What is required
Pictures stay out of the copy. Please reproduce only the lines between the one holding "Convert this chart to matplotlib code." and the one holding "AXC = '#8c8c8c'", inclusive.

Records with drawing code
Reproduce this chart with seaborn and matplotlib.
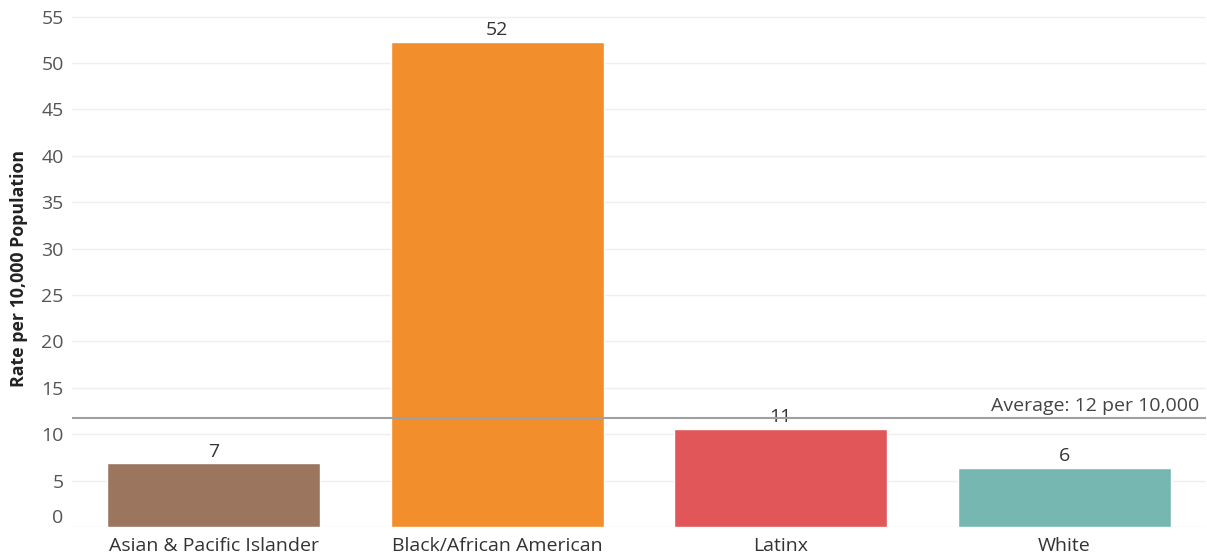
import pandas as pd
import matplotlib
matplotlib.use('Agg')
import matplotlib.pyplot as plt
import seaborn as sns

# значения
groups = ['Asian & Pacific Islander', 'Black/African American', 'Latinx', 'White']
rates = [6.85, 52.3, 10.6, 6.4]
rate_labels = ['7', '52', '11', '6']
bar_colors = ['#9C755F', '#F28E2B', '#E15759', '#76B7B2']
average = 11.8
average_label = 'Average: 12 per 10,000'
y_ticks = [0, 5, 10, 15, 20, 25, 30, 35, 40, 45, 50, 55]

df = pd.DataFrame({'group': groups, 'rate': rates})

sns.set_style('white')
plt.rcParams['font.family'] = ['Open Sans', 'DejaVu Sans']

fig = plt.figure(figsize=(12.07, 5.54), dpi=100)
ax = fig.add_axes([72 / 1207, 27 / 554, 1134 / 1207, 527 / 554])

sns.barplot(data=df, x='group', y='rate', hue='group', palette=bar_colors,
            width=0.75, legend=False, ax=ax, saturation=1)

ax.set_xlim(-0.5, 3.5)
ax.set_ylim(0, 56.8)
ax.set_yticks(y_ticks)
ax.set_yticklabels([str(t) for t in y_ticks])
ax.grid(axis='y', color='#efefef', linewidth=1)
ax.set_axisbelow(True)
for s in ax.spines.values():
    s.set_visible(False)

ax.tick_params(axis='y', length=0, labelsize=14, labelcolor='#555555', pad=6)
ax.tick_params(axis='x', length=0, labelsize=14, labelcolor='#333333', pad=7)
# нижняя метка "0" приподнята, как в оригинале
ax.get_yticklabels()[0].set_va('bottom')
ax.set_xlabel('')
ax.set_ylabel('Rate per 10,000 Population', fontsize=12.8, fontweight='bold',
              color='#222222')
ax.yaxis.set_label_coords(-44 / 1134, 0.49)

# подписи над столбцами
for i, (v, lab) in enumerate(zip(rates, rate_labels)):
    ax.annotate(lab, (i, v), xytext=(0, 2), textcoords='offset points',
                ha='center', va='bottom', fontsize=14, color='#333333')

# средняя линия
ax.axhline(average, color='#a0a0a0', linewidth=1.5, zorder=5)
ax.annotate(average_label, (3.5, average), xytext=(-5, 2), textcoords='offset points',
            ha='right', va='bottom', fontsize=14, color='#444444')

fig.savefig('out.png', dpi=100)
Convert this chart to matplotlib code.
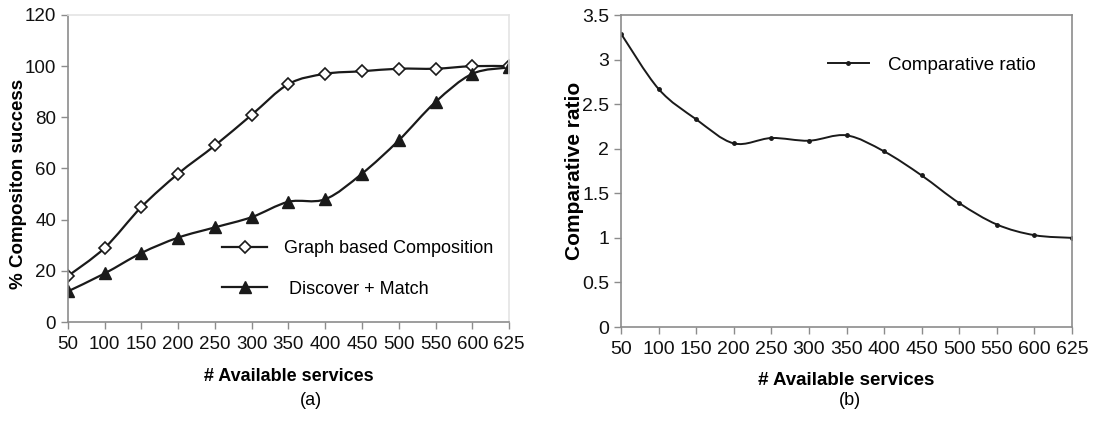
import numpy as np
import matplotlib
matplotlib.use('Agg')
import matplotlib.pyplot as plt
from matplotlib.path import Path
from matplotlib.patches import PathPatch
from matplotlib.lines import Line2D

plt.rcParams['font.family'] = ['Liberation Sans', 'DejaVu Sans']

services = ['50', '100', '150', '200', '250', '300', '350', '400', '450', '500', '550', '600', '625']
graph_based = [18, 29, 45, 58, 69, 81, 93, 97, 98, 99, 99, 100, 100]
discover_match = [12, 19, 27, 33, 37, 41, 47, 48, 58, 71, 86, 97, 99.5]
comp_ratio = [3.29, 2.67, 2.33, 2.06, 2.12, 2.09, 2.15, 1.97, 1.70, 1.39, 1.15, 1.03, 1.00]

LINE = '#1a1a1a'
AXC = '#8c8c8c'


def smooth_path(x, y):
    # excel-style smoothed line: cubic bezier through the points
    p = np.column_stack([x, y]).astype(float)
    n = len(p)
    verts = [p[0]]
    codes = [Path.MOVETO]
    for i in range(n - 1):
        p0 = p[i - 1] if i > 0 else p[i]
        p3 = p[i + 2] if i + 2 < n else p[i + 1]
        c1 = p[i] + (p[i + 1] - p0) / 6.0
        c2 = p[i + 1] - (p3 - p[i]) / 6.0
        verts += [c1, c2, p[i + 1]]
        codes += [Path.CURVE4] * 3
    return Path(verts, codes)


def style_axes(ax, frame_color, fs):
    for side in ['left', 'bottom']:
        ax.spines[side].set_color(AXC)
        ax.spines[side].set_linewidth(1.2)
    for side in ['top', 'right']:
        ax.spines[side].set_color(frame_color)
        ax.spines[side].set_linewidth(1.2)
    ax.tick_params(axis='both', colors=AXC, labelcolor='#111111', labelsize=fs,
                   length=5, width=1, direction='out')
    ax.tick_params(axis='x', pad=5)
    ax.set_xticks(range(len(services)))
    ax.set_xticklabels(services)
    ax.set_xlim(0, len(services) - 1)


fig = plt.figure(figsize=(10.93, 4.38), dpi=100)
idx = np.arange(len(services))

# (a)
ax1 = fig.add_axes([0.0622, 0.2648, 0.4035, 0.701])
ax1.add_patch(PathPatch(smooth_path(idx, graph_based), fill=False, color=LINE, lw=1.6))
ax1.add_patch(PathPatch(smooth_path(idx, discover_match), fill=False, color=LINE, lw=1.6))
ax1.plot(idx, graph_based, linestyle='none', marker='D', ms=6, mfc='white', mec=LINE, mew=1.2)
ax1.plot(idx, discover_match, linestyle='none', marker='^', ms=8.5, mfc=LINE, mec=LINE)
ax1.set_ylim(0, 120)
ax1.set_yticks(range(0, 121, 20))
style_axes(ax1, '#e4e4e4', 13.5)
ax1.set_xlabel('# Available services', fontsize=13, fontweight='bold', labelpad=11)
ax1.set_ylabel('% Compositon success', fontsize=13.5, fontweight='bold')
ax1.yaxis.set_label_coords(-0.093, 0.45)
h1 = [Line2D([], [], color=LINE, lw=1.6, marker='D', ms=6, mfc='white', mec=LINE, mew=1.2),
      Line2D([], [], color=LINE, lw=1.6, marker='^', ms=8.5, mfc=LINE, mec=LINE)]
ax1.legend(h1, ['Graph based Composition', ' Discover + Match'], loc='upper left',
           bbox_to_anchor=(0.313, 0.319), frameon=False, fontsize=13,
           handlelength=2.5, handletextpad=0.9, labelspacing=1.3)

# (b)
ax2 = fig.add_axes([0.5682, 0.2534, 0.4126, 0.7123])
ax2.add_patch(PathPatch(smooth_path(idx, comp_ratio), fill=False, color=LINE, lw=1.4))
ax2.plot(idx, comp_ratio, linestyle='none', marker='o', ms=2.5, mfc=LINE, mec=LINE)
ax2.set_ylim(0, 3.5)
ax2.set_yticks(np.arange(0, 3.51, 0.5))
ax2.set_yticklabels(['0', '0.5', '1', '1.5', '2', '2.5', '3', '3.5'])
style_axes(ax2, AXC, 14)
ax2.set_xlabel('# Available services', fontsize=13.5, fontweight='bold', labelpad=10)
ax2.set_ylabel('Comparative ratio', fontsize=15, fontweight='bold')
ax2.yaxis.set_label_coords(-0.083, 0.5)
h2 = [Line2D([], [], color=LINE, lw=1.4, marker='o', ms=2.5, mfc=LINE, mec=LINE)]
ax2.legend(h2, ['Comparative ratio'], loc='upper left', bbox_to_anchor=(0.421, 0.92),
           frameon=False, fontsize=13.5, handlelength=2.2, handletextpad=1.0)

fig.text(0.2845, 0.085, '(a)', fontsize=13, ha='center', va='center')
fig.text(0.778, 0.085, '(b)', fontsize=13, ha='center', va='center')

fig.savefig('out.png', dpi=100)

Result of the exercise
Convert this chart to matplotlib code.
import numpy as np
import matplotlib
matplotlib.use('Agg')
import matplotlib.pyplot as plt
from matplotlib.path import Path
from matplotlib.patches import PathPatch
from matplotlib.lines import Line2D

plt.rcParams['font.family'] = ['Liberation Sans', 'DejaVu Sans']

services = ['50', '100', '150', '200', '250', '300', '350', '400', '450', '500', '550', '600', '625']
graph_based = [18, 29, 45, 58, 69, 81, 93, 97, 98, 99, 99, 100, 100]
discover_match = [12, 19, 27, 33, 37, 41, 47, 48, 58, 71, 86, 97, 99.5]
comp_ratio = [3.29, 2.67, 2.33, 2.06, 2.12, 2.09, 2.15, 1.97, 1.70, 1.39, 1.15, 1.03, 1.00]

LINE = '#1a1a1a'
AXC = '#8c8c8c'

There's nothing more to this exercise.